* _DATA LINES_
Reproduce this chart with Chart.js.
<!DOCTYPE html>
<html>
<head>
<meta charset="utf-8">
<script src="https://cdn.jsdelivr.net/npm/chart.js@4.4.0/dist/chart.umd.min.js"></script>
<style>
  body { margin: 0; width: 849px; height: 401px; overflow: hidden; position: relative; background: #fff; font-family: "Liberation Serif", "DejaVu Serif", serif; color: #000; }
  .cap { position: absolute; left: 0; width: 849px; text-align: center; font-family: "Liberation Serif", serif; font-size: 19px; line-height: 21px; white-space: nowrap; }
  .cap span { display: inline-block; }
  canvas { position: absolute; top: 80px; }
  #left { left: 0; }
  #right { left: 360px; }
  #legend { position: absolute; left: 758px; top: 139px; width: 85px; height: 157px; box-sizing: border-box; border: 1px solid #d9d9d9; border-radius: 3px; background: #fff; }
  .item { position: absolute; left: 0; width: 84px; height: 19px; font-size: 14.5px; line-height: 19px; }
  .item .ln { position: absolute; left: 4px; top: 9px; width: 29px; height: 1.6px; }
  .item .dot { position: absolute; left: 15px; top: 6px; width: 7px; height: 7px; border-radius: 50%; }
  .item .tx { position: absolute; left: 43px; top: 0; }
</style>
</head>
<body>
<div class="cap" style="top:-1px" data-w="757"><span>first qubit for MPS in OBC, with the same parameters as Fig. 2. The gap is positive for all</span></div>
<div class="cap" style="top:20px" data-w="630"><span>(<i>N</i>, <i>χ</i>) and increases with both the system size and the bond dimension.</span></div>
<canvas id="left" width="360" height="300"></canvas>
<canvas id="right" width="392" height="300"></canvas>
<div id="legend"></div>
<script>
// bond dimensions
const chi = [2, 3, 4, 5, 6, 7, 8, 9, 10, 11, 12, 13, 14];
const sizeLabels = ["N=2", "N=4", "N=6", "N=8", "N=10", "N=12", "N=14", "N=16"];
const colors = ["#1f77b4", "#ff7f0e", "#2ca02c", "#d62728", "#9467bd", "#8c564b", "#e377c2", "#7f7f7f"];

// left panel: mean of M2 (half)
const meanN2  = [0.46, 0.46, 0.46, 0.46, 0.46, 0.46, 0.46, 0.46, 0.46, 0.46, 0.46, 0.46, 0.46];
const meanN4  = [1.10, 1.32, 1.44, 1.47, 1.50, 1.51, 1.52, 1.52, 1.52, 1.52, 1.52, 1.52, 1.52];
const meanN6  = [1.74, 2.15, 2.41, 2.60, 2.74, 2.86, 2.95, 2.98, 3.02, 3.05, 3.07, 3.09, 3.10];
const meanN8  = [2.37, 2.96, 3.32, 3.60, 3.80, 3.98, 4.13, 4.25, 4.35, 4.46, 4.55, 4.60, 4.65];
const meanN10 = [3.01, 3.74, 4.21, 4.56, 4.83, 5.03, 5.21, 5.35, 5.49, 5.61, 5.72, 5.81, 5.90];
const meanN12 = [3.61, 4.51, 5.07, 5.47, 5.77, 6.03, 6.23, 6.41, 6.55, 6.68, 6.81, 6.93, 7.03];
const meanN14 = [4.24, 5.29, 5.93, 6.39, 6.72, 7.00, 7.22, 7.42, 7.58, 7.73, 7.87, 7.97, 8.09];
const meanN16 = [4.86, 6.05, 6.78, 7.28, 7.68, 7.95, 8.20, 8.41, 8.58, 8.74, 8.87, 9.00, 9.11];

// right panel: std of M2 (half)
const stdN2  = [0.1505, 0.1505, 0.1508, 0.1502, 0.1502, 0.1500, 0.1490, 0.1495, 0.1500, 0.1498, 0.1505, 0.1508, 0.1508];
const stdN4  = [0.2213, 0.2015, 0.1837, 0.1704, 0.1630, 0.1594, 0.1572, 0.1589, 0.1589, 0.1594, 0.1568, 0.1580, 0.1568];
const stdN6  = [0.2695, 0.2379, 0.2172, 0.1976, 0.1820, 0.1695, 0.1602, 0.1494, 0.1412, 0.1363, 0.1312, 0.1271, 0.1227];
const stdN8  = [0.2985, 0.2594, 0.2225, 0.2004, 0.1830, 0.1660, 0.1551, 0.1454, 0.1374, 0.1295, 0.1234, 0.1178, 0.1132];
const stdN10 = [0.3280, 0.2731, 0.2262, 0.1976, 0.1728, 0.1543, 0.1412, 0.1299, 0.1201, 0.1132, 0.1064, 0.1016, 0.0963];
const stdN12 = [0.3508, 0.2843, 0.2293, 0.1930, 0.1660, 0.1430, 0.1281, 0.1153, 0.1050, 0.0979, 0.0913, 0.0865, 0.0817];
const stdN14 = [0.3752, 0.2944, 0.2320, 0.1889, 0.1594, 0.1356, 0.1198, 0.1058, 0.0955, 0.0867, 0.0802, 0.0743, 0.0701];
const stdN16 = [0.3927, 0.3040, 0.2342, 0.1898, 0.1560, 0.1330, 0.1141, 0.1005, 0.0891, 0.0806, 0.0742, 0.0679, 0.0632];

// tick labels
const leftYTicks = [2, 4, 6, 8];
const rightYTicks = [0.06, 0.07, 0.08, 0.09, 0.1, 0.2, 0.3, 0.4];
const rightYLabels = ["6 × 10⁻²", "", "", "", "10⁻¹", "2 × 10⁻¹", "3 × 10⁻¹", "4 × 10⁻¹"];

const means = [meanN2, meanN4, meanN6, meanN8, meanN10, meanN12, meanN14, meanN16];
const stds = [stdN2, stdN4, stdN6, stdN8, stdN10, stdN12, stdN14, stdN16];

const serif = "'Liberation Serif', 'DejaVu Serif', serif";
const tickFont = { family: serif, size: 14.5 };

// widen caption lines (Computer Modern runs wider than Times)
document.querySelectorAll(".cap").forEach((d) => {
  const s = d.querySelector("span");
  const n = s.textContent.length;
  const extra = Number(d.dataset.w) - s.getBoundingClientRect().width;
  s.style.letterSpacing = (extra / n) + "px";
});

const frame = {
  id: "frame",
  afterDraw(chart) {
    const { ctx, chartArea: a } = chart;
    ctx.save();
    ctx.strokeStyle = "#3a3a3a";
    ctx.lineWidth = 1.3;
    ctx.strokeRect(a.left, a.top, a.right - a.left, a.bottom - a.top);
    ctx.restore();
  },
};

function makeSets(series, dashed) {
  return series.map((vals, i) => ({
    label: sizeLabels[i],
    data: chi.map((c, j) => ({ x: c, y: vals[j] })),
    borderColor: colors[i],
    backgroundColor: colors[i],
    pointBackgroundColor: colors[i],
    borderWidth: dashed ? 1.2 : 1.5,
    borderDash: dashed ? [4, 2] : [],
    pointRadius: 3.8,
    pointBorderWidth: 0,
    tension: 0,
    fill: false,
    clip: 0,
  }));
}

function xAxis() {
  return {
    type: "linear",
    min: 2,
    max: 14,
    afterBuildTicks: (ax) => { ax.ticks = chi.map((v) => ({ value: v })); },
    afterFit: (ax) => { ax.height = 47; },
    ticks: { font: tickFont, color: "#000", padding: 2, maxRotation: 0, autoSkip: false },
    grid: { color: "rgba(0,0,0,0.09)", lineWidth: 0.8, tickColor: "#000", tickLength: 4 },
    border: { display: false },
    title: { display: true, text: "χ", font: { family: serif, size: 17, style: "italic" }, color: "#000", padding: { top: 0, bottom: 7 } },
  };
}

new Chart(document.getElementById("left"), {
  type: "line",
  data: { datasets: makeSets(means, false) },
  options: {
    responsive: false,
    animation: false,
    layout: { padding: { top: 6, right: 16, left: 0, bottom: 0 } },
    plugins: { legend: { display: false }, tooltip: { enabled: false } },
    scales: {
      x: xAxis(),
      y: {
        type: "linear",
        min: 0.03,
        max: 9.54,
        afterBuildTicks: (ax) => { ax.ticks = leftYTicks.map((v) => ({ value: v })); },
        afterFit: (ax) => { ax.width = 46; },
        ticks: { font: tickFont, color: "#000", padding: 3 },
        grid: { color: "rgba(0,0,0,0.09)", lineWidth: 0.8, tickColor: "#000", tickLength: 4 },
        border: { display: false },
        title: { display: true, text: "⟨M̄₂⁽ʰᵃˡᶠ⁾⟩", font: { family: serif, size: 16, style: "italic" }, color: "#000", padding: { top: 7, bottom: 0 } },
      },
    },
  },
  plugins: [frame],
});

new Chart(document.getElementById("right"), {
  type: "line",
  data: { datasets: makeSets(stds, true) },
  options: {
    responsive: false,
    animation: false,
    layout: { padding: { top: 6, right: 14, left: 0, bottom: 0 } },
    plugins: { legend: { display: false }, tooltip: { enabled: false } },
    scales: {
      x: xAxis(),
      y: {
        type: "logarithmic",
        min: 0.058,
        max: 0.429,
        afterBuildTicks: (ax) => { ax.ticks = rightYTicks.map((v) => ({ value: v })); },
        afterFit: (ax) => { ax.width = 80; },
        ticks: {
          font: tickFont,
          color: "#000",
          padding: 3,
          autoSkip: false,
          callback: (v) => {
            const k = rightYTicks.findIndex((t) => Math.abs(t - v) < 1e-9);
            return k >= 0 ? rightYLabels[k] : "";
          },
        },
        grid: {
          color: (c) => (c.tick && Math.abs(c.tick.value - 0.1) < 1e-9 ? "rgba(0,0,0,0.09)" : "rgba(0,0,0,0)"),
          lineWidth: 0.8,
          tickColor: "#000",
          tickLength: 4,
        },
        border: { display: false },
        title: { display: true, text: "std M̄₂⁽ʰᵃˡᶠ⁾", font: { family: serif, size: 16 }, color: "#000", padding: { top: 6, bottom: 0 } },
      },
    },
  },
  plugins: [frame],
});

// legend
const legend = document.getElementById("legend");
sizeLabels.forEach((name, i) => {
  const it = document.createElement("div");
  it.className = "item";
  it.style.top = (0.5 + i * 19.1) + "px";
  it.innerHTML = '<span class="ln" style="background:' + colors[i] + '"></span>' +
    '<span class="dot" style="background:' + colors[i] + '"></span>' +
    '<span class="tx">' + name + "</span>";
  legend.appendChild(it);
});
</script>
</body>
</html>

--

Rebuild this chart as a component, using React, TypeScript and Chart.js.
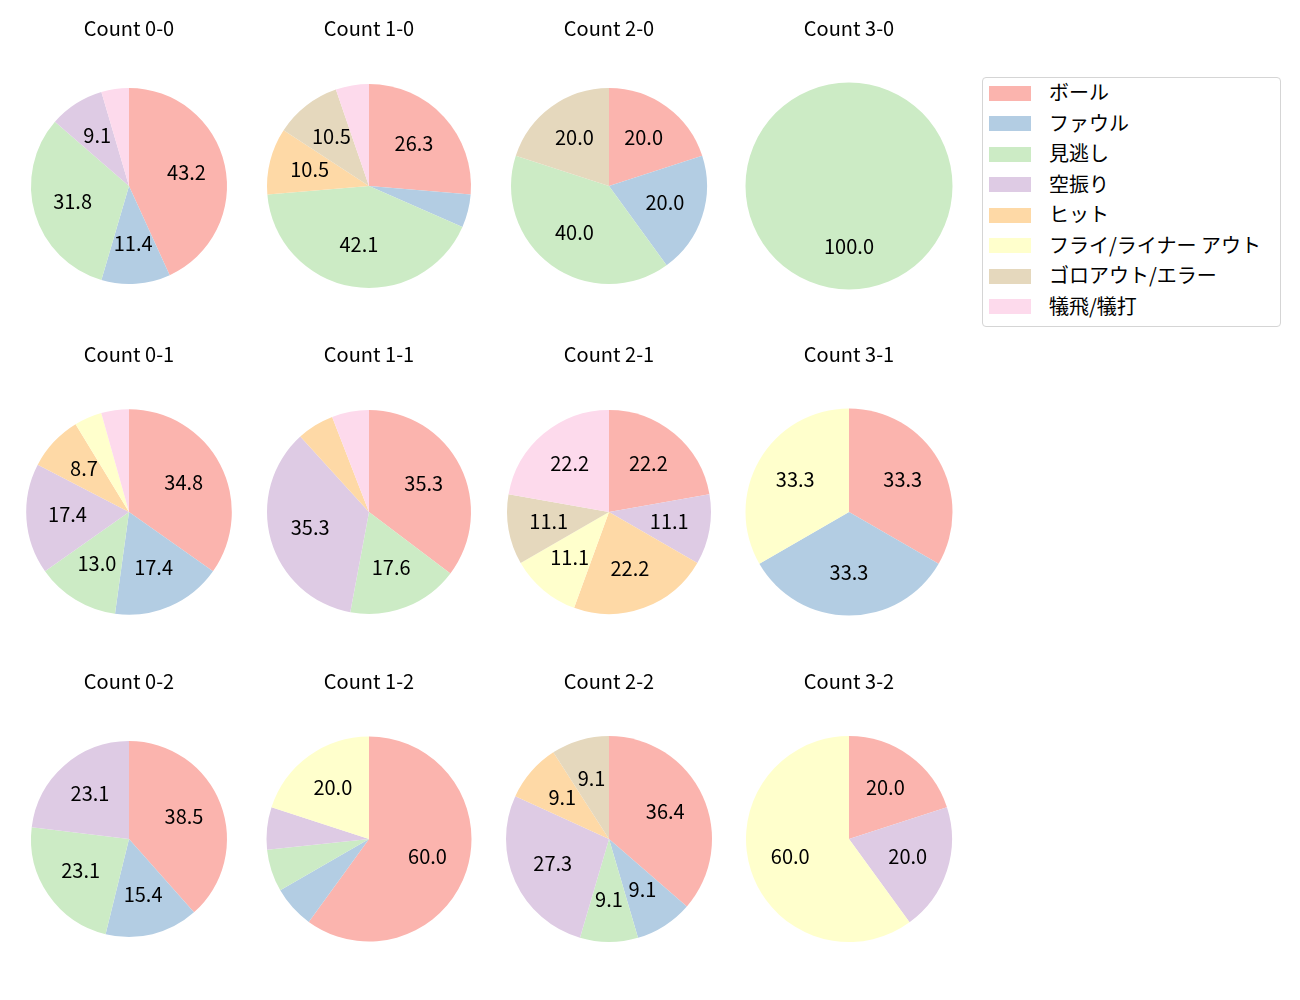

==

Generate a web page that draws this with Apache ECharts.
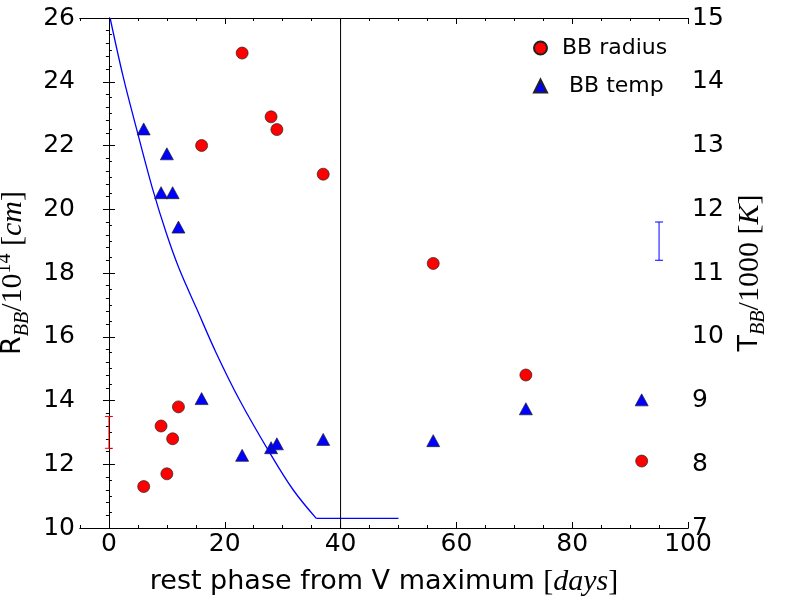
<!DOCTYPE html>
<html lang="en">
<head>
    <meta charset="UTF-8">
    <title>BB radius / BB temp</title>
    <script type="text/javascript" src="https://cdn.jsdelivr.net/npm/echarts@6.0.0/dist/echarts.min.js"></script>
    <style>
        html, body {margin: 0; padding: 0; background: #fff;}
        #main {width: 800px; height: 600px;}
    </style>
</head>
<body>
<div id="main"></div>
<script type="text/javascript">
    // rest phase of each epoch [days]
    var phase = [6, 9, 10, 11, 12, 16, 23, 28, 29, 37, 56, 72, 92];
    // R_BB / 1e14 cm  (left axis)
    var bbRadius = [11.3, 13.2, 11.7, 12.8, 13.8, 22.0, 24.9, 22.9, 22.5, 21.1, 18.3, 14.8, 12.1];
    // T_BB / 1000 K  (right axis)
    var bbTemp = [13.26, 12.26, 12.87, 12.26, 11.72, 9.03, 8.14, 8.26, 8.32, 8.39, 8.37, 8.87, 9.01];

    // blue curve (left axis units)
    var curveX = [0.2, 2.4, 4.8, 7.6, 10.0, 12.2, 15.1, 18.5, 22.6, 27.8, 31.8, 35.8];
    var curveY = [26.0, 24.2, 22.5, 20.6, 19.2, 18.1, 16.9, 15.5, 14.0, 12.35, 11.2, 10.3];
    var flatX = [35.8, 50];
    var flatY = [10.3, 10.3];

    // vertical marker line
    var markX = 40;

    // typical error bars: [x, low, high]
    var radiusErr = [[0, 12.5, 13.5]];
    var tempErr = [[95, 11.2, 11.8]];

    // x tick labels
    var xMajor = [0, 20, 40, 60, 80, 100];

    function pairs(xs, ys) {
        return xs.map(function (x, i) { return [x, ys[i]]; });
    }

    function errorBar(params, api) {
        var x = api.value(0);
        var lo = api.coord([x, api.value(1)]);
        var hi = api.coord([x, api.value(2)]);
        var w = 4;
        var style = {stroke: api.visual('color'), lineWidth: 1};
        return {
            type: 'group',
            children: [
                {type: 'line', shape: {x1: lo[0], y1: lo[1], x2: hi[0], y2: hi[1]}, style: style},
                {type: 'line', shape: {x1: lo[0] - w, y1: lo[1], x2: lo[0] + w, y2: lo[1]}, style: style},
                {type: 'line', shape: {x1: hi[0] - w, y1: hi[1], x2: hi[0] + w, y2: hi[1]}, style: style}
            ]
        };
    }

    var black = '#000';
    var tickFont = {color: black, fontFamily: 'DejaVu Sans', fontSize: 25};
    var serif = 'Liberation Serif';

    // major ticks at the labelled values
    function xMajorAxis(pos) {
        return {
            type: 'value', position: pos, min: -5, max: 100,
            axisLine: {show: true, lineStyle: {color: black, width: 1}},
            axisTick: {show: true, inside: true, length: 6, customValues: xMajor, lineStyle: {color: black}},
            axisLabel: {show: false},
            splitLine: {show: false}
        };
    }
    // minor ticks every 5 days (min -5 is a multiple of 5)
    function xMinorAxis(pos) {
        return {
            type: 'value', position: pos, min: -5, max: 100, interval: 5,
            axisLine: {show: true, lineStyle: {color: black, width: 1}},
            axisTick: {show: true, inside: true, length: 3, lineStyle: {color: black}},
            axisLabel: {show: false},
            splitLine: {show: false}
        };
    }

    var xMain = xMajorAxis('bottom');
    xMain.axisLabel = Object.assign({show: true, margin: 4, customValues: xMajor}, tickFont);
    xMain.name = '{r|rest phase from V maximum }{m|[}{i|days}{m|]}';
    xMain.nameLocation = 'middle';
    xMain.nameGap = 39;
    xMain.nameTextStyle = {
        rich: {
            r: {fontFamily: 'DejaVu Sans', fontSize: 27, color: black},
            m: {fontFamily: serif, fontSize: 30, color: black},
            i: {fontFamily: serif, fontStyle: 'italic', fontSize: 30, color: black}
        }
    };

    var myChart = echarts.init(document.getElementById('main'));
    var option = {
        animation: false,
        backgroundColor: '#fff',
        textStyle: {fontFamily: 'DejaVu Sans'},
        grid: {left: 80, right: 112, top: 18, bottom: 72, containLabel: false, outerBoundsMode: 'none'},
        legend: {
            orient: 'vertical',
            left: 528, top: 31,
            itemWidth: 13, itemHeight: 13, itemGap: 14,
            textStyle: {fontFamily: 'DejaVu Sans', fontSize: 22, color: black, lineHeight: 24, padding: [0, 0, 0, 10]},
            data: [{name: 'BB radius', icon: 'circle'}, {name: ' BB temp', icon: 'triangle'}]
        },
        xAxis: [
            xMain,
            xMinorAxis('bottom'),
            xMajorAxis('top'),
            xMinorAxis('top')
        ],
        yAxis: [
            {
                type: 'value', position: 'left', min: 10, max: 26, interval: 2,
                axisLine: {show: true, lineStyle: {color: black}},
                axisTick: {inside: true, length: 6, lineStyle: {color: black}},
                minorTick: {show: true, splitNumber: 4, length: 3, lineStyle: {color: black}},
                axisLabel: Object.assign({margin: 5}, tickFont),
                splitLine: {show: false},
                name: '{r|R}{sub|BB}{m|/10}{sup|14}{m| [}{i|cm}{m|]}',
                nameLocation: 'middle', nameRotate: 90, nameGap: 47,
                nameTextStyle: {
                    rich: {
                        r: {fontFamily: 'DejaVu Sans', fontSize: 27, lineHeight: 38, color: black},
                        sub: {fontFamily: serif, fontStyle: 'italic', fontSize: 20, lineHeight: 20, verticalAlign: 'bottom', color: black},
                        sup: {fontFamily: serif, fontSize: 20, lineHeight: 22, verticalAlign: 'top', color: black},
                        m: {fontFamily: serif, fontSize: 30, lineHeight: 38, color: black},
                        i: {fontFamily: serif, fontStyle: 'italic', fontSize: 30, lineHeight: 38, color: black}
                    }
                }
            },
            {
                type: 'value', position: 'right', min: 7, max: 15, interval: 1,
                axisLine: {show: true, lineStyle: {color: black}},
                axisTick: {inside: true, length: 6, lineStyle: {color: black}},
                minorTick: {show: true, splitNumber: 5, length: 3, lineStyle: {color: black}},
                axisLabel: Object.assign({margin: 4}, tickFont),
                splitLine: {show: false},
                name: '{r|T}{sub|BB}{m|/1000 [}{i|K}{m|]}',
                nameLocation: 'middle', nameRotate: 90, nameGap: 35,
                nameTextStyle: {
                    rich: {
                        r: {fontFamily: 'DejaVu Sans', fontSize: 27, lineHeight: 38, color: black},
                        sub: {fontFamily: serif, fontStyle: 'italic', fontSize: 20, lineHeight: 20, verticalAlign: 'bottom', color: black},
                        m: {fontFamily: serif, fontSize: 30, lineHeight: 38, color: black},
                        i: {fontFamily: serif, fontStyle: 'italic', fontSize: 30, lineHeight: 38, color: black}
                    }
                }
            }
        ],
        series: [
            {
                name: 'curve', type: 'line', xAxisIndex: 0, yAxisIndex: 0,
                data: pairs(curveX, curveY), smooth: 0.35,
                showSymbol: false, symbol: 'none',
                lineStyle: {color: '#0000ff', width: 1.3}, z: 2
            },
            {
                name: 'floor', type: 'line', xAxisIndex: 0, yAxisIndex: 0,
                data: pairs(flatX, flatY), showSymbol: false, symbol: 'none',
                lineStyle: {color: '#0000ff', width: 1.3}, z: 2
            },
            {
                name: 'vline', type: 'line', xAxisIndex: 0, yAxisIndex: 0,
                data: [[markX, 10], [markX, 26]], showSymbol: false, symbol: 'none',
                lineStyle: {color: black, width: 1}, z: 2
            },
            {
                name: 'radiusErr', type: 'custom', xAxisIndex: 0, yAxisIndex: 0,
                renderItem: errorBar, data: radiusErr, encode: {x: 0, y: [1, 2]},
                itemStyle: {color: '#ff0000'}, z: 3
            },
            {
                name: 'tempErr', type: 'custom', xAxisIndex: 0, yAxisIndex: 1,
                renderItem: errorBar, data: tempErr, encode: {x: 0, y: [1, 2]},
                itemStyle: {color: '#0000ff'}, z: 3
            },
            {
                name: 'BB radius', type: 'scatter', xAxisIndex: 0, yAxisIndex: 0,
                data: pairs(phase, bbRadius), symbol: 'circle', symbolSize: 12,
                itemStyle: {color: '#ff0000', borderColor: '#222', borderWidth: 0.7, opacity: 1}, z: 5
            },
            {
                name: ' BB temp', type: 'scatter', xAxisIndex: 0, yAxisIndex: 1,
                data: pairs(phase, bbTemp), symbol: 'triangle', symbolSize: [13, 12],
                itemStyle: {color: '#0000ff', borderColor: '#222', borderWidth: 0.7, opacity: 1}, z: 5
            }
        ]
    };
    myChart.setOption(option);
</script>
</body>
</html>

* _REQUIRED WORK_
Report how many lines include the word "this". Give nothing but the number.

* _EXERCISE SOLUTION_
3